Zaria, 270km north of the capital Abuja, is a predominantly Sunni city with a population of about 500,000. It is a focus for inter-community tensions because it is also the spiritual centre of Shi’ite sect the Islamic Movement in Nigeria as home to its leader Zakzaky.

Human Rights Watch estimates there are around 3m members of the sect, a religious and political movement inspired by Iran’s 1979 Islamic Revolution, which would represent most Shias in the West African country.

What provoked the December violence is disputed.

The army said members of the Shia movement had blocked the convoy of its chief of staff, Lieutenant General Tukur Buratai, as it travelled through Zaria on December 12, and tried to assassinate him. It said a shootout and street battles ensued and that it was forced to call in reinforcements.
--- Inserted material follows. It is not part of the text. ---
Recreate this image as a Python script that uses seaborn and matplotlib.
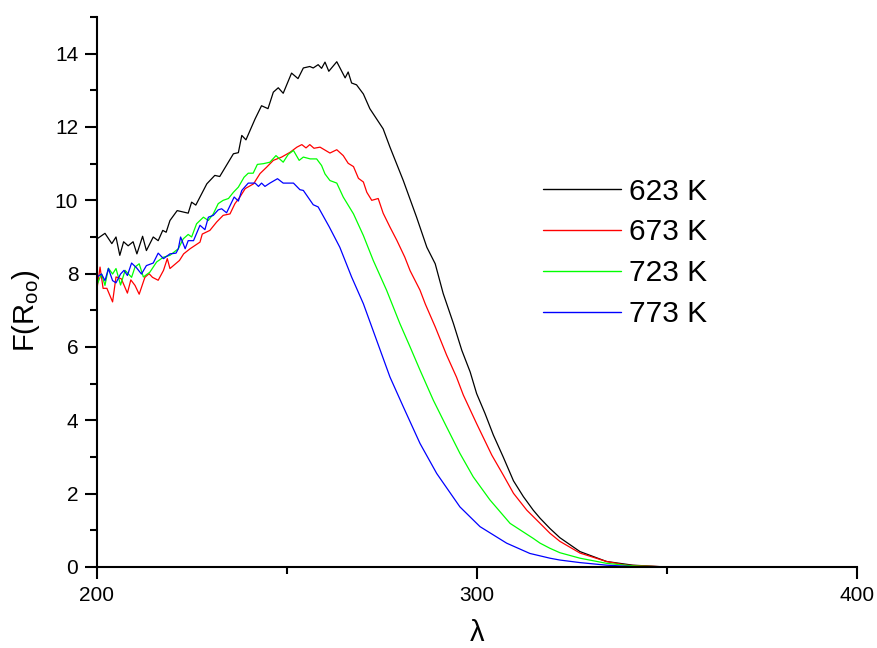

Army officers showed  pictures of guns, machetes, petrol bombs and swords with which they said sect members had attacked soldiers.

But members of the sect, which says it is a peaceful movement, and some rights groups say the army launched an unjustified attack, with the motive unclear, and opened fire on civilians. Some Shias showed Reuters videos on their phones of the dead and wounded.

The sect says more than 1,000 Shias could have been killed - it says the army had taken more than 400 bodies to several morgues and that 750 other people were missing.

President Buhari - himself a Sunni - has launched an investigation into the violence and its cause, and the destruction of the Shi’ite sites. It is unclear whether the bulldozers that entered Zaria were sent by the government or military.